The theme of "change" is woven through the social justice curriculum in the Earth Class. The students begin by looking inward, reflecting on their own growth. By sharing aspects of their identity that have changed and remained the same, they learn to recognize the uniqueness and complexity in themselves and others. Recognizing and valuing the diverse perspectives and experiences that each person brings to a project becomes the foundation for building strong collaborative skills to their work as mathematicians, scientists, engineers, writers, readers and friends. Reading stories of change-makers who have worked to make a difference in their communities provides inspiration for the Earthlings to take a close look at their own communities (classroom, school, and beyond), to identify changes that would make things more fair, and to take actions that make a positive impact.
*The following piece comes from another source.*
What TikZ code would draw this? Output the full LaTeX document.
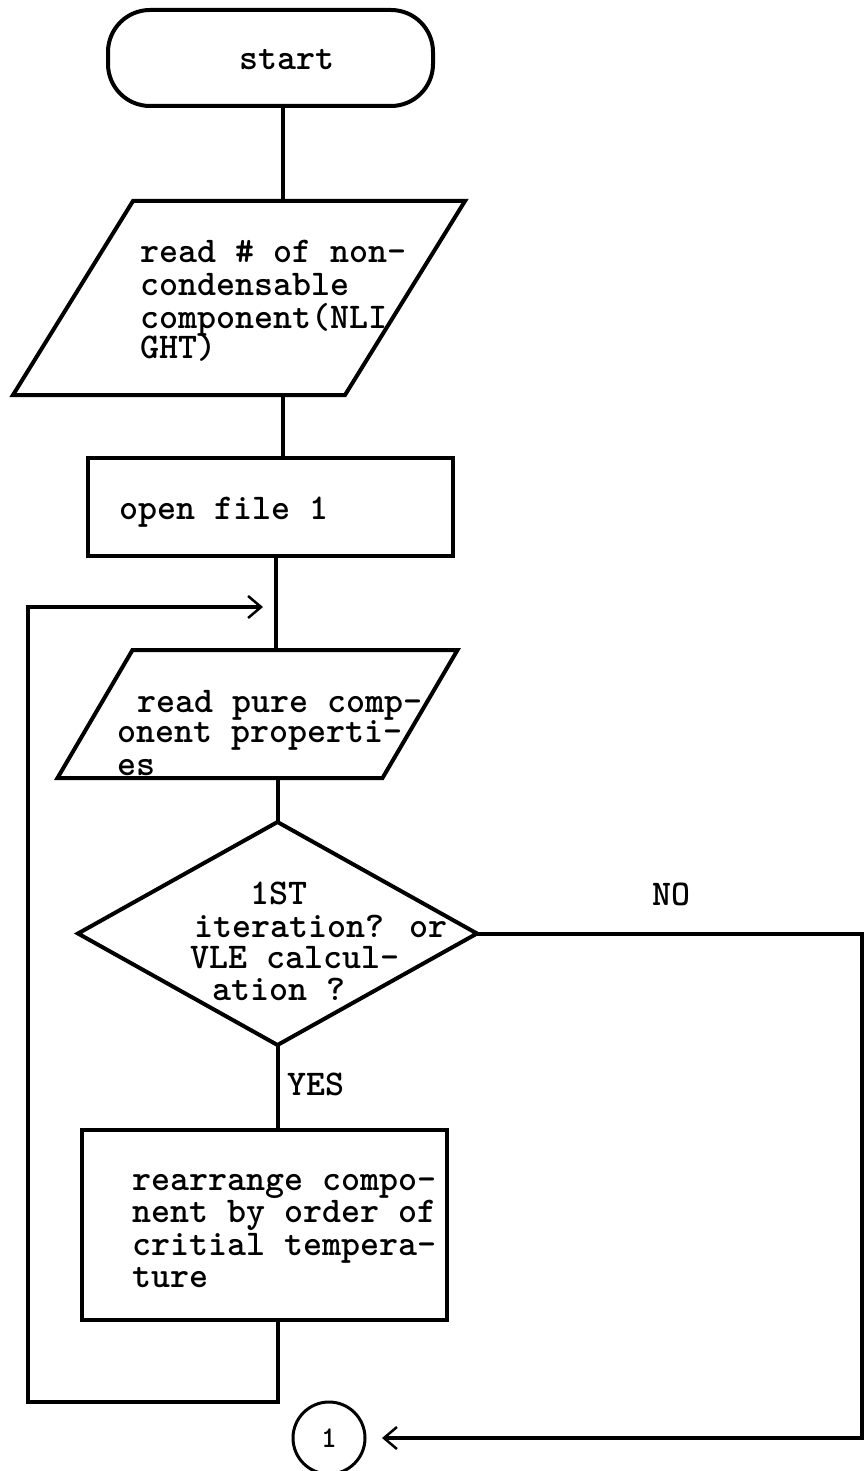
\documentclass[tikz,border=0pt]{standalone}
\usepackage{fontspec}
\usetikzlibrary{shapes.geometric,arrows.meta}
\begin{document}
\begin{tikzpicture}[x=1pt,y=-1pt,
  line width=4pt,
  shapebox/.style={draw, inner sep=0pt, outer sep=0pt, line width=4pt},
  frame/.style={rectangle, inner sep=0pt, outer sep=0pt},
  txt/.style={font=\ttfamily\bfseries\fontsize{36.2}{36}\selectfont, anchor=base west, inner sep=0pt},
  barb/.style={-{Straight Barb[length=13pt,width=22pt,line width=2.5pt]}}
]
\fill[white] (0,0) rectangle (865,1471);
\useasboundingbox (0,0) rectangle (865,1471);

% flowchart symbols
\node[shapebox, rectangle, rounded corners=42pt, minimum width=325pt, minimum height=96pt] (start) at (270.5,58) {};
% input/output symbols: parallelograms drawn on invisible frames
\node[frame, minimum width=452pt, minimum height=194pt] (in1) at (239,298) {};
\draw[line join=miter] ([xshift=120pt]in1.north west) -- (in1.north east)
  -- ([xshift=-120pt]in1.south east) -- (in1.south west) -- cycle;
\node[shapebox, rectangle, minimum width=365pt, minimum height=98pt] (open) at (270.5,507) {};
\node[frame, minimum width=400pt, minimum height=128pt] (in2) at (257.5,714) {};
\draw[line join=miter] ([xshift=75pt]in2.north west) -- (in2.north east)
  -- ([xshift=-75pt]in2.south east) -- (in2.south west) -- cycle;
\node[shapebox, diamond, minimum width=399pt, minimum height=223pt] (dec) at (277.5,933.5) {};
\node[shapebox, rectangle, minimum width=365pt, minimum height=190pt] (rear) at (264.5,1225) {};
\node[shapebox, circle, minimum size=72pt, line width=3pt,
      font=\ttfamily\bfseries\fontsize{30}{30}\selectfont] (conn) at (329,1438) {1};

% texts
\node[txt] (tstart) at (237,70) {start};
\node[txt] (ta1) at (138,262) {read \# of non-};
\node[txt] (ta2) at (138,295) {condensable};
\node[txt] (ta3) at (138,328) {component(NLI};
\node[txt] (ta4) at (138,358) {GHT)};
\node[txt] (tb1) at (117,519) {open file 1};
\node[txt] (tc1) at (135,712) {read pure comp-};
\node[txt] (tc2) at (115,742) {onent properti-};
\node[txt] (tc3) at (115,775) {es};
\node[txt] (td1) at (248,904) {1ST};
\node[txt] (td2) at (192,937) {iteration? or};
\node[txt] (td3) at (188,968) {VLE calcul-};
\node[txt] (td4) at (210,1000) {ation ?};
\node[txt] (te1) at (130,1190) {rearrange compo-};
\node[txt] (te2) at (130,1222) {nent by order of};
\node[txt] (te3) at (130,1255) {critial tempera-};
\node[txt] (te4) at (130,1287) {ture};
\node[txt] (yes) at (285,1095) {YES};
\node[txt] (no) at (650,905) {NO};

% connectors
\coordinate (sA) at (283,0);
\coordinate (sB) at (276,0);
\coordinate (lb) at (28,1402);
\coordinate (lt) at (28,607);
\coordinate (tip) at (263,607);
\coordinate (ne) at (862,0);

\draw (start.south -| sA) -- (in1.north -| sA);
\draw (in1.south -| sA) -- (open.north -| sA);
\draw (open.south -| sB) -- (in2.north -| sB);
\draw (in2.south -| dec.north) -- (dec.north);
\draw (dec.south) -- (rear.north -| dec.south);
\draw[barb] (rear.south -| dec.south) |- (lb) -- (lt) -- (tip);
\draw[barb] (dec.east) -- (dec.east -| ne) |- ([xshift=17pt]conn.east);
\end{tikzpicture}
\end{document}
    Social Emotional Learning is threaded throughout the Earth Class curriculum. Through the Toolbox Project, class meetings, friendship circles, small group dialogue and role-play, project work and book-talks, we work to build the self-awareness, empathy, and self-regulation necessary to function well as a community of learners and friends. Our year-long theme, change, lends itself well to recognizing and strengthening our own growth and flexibility as well as staying open-minded about our peers’ capacity for growth, learning and change. Learning to collaborate effectively through active listening, understanding another’s perspective, giving and receiving constructive feedback, and learning to compromise is an essential component of group project work all year long.